── INFORMATION SUPPLIED

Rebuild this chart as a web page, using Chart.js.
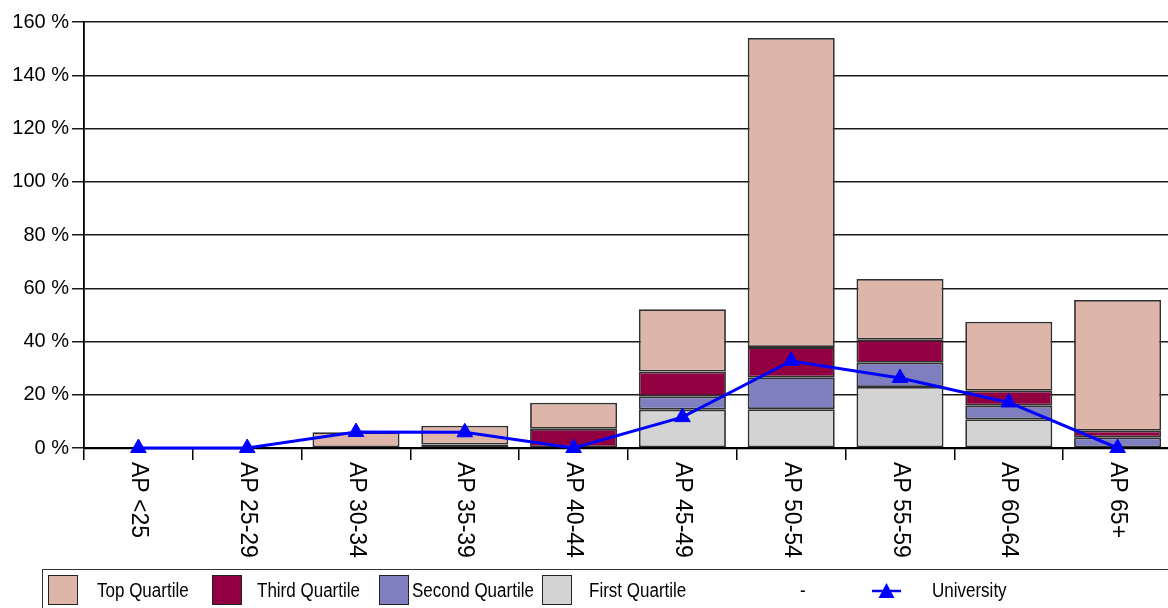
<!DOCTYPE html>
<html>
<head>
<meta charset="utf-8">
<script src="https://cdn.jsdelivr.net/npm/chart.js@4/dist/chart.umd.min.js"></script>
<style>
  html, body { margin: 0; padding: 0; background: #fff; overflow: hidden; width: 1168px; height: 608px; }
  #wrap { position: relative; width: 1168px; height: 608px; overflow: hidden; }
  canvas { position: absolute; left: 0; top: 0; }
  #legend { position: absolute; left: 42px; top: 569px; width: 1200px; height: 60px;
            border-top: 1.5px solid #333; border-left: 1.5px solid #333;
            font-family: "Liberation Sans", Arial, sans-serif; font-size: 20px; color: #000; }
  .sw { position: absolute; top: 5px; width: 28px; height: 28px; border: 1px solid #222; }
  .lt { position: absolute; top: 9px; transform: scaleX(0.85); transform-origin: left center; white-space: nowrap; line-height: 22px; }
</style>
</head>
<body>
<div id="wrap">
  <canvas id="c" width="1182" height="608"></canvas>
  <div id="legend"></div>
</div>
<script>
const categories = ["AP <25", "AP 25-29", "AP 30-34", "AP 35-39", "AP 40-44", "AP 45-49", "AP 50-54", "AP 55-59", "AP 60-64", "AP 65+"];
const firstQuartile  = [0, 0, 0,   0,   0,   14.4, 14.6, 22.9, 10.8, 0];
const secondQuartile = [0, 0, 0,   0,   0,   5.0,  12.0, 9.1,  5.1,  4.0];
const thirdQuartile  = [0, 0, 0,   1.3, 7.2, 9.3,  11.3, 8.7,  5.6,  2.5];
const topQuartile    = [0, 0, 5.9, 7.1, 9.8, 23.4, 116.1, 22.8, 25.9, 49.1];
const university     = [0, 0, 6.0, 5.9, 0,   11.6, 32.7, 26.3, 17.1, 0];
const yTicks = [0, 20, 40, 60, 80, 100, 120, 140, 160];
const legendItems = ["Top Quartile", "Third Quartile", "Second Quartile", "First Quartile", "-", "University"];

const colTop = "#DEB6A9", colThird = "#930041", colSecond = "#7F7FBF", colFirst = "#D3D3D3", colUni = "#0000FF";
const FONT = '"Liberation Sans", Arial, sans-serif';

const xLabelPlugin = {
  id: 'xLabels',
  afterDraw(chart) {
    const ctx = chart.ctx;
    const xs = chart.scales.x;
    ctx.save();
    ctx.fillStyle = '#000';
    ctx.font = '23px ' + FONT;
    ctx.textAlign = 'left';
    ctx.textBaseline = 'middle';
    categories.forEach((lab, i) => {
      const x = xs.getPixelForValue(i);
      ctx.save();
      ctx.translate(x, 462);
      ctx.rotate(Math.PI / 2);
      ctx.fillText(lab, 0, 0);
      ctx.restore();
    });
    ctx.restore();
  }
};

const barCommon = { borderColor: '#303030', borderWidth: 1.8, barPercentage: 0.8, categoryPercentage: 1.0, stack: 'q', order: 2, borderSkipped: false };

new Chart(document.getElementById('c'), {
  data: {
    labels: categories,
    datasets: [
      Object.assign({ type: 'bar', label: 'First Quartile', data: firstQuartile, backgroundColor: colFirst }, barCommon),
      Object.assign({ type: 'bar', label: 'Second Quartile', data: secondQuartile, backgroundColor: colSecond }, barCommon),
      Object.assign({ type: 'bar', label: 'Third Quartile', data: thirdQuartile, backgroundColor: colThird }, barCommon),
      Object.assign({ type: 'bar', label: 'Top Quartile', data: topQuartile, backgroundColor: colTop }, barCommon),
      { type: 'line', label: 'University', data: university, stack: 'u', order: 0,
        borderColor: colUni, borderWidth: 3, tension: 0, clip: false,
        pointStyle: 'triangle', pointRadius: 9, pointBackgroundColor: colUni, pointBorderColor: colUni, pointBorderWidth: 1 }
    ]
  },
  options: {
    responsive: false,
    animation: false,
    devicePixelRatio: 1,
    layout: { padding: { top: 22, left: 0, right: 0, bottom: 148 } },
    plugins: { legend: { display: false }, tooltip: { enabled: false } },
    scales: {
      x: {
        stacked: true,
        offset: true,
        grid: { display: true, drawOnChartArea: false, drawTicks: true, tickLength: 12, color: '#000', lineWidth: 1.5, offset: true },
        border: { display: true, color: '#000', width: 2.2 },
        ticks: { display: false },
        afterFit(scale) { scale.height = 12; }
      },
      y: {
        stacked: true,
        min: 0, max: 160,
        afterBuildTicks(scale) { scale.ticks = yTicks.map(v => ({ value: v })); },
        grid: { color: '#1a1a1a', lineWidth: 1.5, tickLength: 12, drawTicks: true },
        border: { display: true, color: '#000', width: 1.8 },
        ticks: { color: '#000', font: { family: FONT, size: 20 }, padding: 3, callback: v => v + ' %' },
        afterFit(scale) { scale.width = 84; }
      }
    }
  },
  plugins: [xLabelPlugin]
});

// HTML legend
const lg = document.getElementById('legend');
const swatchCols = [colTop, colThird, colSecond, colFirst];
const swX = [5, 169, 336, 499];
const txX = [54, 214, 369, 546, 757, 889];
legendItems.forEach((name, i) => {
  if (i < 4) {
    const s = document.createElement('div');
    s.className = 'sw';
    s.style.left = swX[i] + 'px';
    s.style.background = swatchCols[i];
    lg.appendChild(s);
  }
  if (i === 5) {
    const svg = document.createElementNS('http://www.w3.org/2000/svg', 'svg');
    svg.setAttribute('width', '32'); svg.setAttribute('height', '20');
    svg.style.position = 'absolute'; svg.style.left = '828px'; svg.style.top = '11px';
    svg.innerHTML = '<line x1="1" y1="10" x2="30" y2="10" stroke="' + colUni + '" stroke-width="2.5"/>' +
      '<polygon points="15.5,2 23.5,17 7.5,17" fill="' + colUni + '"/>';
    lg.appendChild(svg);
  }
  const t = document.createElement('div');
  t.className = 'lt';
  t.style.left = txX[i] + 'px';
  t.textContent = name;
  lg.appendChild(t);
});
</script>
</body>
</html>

────

> _REQUIREMENT_
Keep the pictures out of the copy and write out the data exactly as it stands.

> _RESULT_
Rebuild this chart as a web page, using Chart.js.
<!DOCTYPE html>
<html>
<head>
<meta charset="utf-8">
<script src="https://cdn.jsdelivr.net/npm/chart.js@4/dist/chart.umd.min.js"></script>
<style>
  html, body { margin: 0; padding: 0; background: #fff; overflow: hidden; width: 1168px; height: 608px; }
  #wrap { position: relative; width: 1168px; height: 608px; overflow: hidden; }
  canvas { position: absolute; left: 0; top: 0; }
  #legend { position: absolute; left: 42px; top: 569px; width: 1200px; height: 60px;
            border-top: 1.5px solid #333; border-left: 1.5px solid #333;
            font-family: "Liberation Sans", Arial, sans-serif; font-size: 20px; color: #000; }
  .sw { position: absolute; top: 5px; width: 28px; height: 28px; border: 1px solid #222; }
  .lt { position: absolute; top: 9px; transform: scaleX(0.85); transform-origin: left center; white-space: nowrap; line-height: 22px; }
</style>
</head>
<body>
<div id="wrap">
  <canvas id="c" width="1182" height="608"></canvas>
  <div id="legend"></div>
</div>
<script>
const categories = ["AP <25", "AP 25-29", "AP 30-34", "AP 35-39", "AP 40-44", "AP 45-49", "AP 50-54", "AP 55-59", "AP 60-64", "AP 65+"];
const firstQuartile  = [0, 0, 0,   0,   0,   14.4, 14.6, 22.9, 10.8, 0];
const secondQuartile = [0, 0, 0,   0,   0,   5.0,  12.0, 9.1,  5.1,  4.0];
const thirdQuartile  = [0, 0, 0,   1.3, 7.2, 9.3,  11.3, 8.7,  5.6,  2.5];
const topQuartile    = [0, 0, 5.9, 7.1, 9.8, 23.4, 116.1, 22.8, 25.9, 49.1];
const university     = [0, 0, 6.0, 5.9, 0,   11.6, 32.7, 26.3, 17.1, 0];
const yTicks = [0, 20, 40, 60, 80, 100, 120, 140, 160];
const legendItems = ["Top Quartile", "Third Quartile", "Second Quartile", "First Quartile", "-", "University"];

const colTop = "#DEB6A9", colThird = "#930041", colSecond = "#7F7FBF", colFirst = "#D3D3D3", colUni = "#0000FF";
const FONT = '"Liberation Sans", Arial, sans-serif';

const xLabelPlugin = {
  id: 'xLabels',
  afterDraw(chart) {
    const ctx = chart.ctx;
    const xs = chart.scales.x;
    ctx.save();
    ctx.fillStyle = '#000';
    ctx.font = '23px ' + FONT;
    ctx.textAlign = 'left';
    ctx.textBaseline = 'middle';
    categories.forEach((lab, i) => {
      const x = xs.getPixelForValue(i);
      ctx.save();
      ctx.translate(x, 462);
      ctx.rotate(Math.PI / 2);
      ctx.fillText(lab, 0, 0);
      ctx.restore();
    });
    ctx.restore();
  }
};

const barCommon = { borderColor: '#303030', borderWidth: 1.8, barPercentage: 0.8, categoryPercentage: 1.0, stack: 'q', order: 2, borderSkipped: false };

new Chart(document.getElementById('c'), {
  data: {
    labels: categories,
    datasets: [
      Object.assign({ type: 'bar', label: 'First Quartile', data: firstQuartile, backgroundColor: colFirst }, barCommon),
      Object.assign({ type: 'bar', label: 'Second Quartile', data: secondQuartile, backgroundColor: colSecond }, barCommon),
      Object.assign({ type: 'bar', label: 'Third Quartile', data: thirdQuartile, backgroundColor: colThird }, barCommon),
      Object.assign({ type: 'bar', label: 'Top Quartile', data: topQuartile, backgroundColor: colTop }, barCommon),
      { type: 'line', label: 'University', data: university, stack: 'u', order: 0,
        borderColor: colUni, borderWidth: 3, tension: 0, clip: false,
        pointStyle: 'triangle', pointRadius: 9, pointBackgroundColor: colUni, pointBorderColor: colUni, pointBorderWidth: 1 }
    ]
  },
  options: {
    responsive: false,
    animation: false,
    devicePixelRatio: 1,
    layout: { padding: { top: 22, left: 0, right: 0, bottom: 148 } },
    plugins: { legend: { display: false }, tooltip: { enabled: false } },
    scales: {
      x: {
        stacked: true,
        offset: true,
        grid: { display: true, drawOnChartArea: false, drawTicks: true, tickLength: 12, color: '#000', lineWidth: 1.5, offset: true },
        border: { display: true, color: '#000', width: 2.2 },
        ticks: { display: false },
        afterFit(scale) { scale.height = 12; }
      },
      y: {
        stacked: true,
        min: 0, max: 160,
        afterBuildTicks(scale) { scale.ticks = yTicks.map(v => ({ value: v })); },
        grid: { color: '#1a1a1a', lineWidth: 1.5, tickLength: 12, drawTicks: true },
        border: { display: true, color: '#000', width: 1.8 },
        ticks: { color: '#000', font: { family: FONT, size: 20 }, padding: 3, callback: v => v + ' %' },
        afterFit(scale) { scale.width = 84; }
      }
    }
  },
  plugins: [xLabelPlugin]
});

// HTML legend
const lg = document.getElementById('legend');
const swatchCols = [colTop, colThird, colSecond, colFirst];
const swX = [5, 169, 336, 499];
const txX = [54, 214, 369, 546, 757, 889];
legendItems.forEach((name, i) => {
  if (i < 4) {
    const s = document.createElement('div');
    s.className = 'sw';
    s.style.left = swX[i] + 'px';
    s.style.background = swatchCols[i];
    lg.appendChild(s);
  }
  if (i === 5) {
    const svg = document.createElementNS('http://www.w3.org/2000/svg', 'svg');
    svg.setAttribute('width', '32'); svg.setAttribute('height', '20');
    svg.style.position = 'absolute'; svg.style.left = '828px'; svg.style.top = '11px';
    svg.innerHTML = '<line x1="1" y1="10" x2="30" y2="10" stroke="' + colUni + '" stroke-width="2.5"/>' +
      '<polygon points="15.5,2 23.5,17 7.5,17" fill="' + colUni + '"/>';
    lg.appendChild(svg);
  }
  const t = document.createElement('div');
  t.className = 'lt';
  t.style.left = txX[i] + 'px';
  t.textContent = name;
  lg.appendChild(t);
});
</script>
</body>
</html>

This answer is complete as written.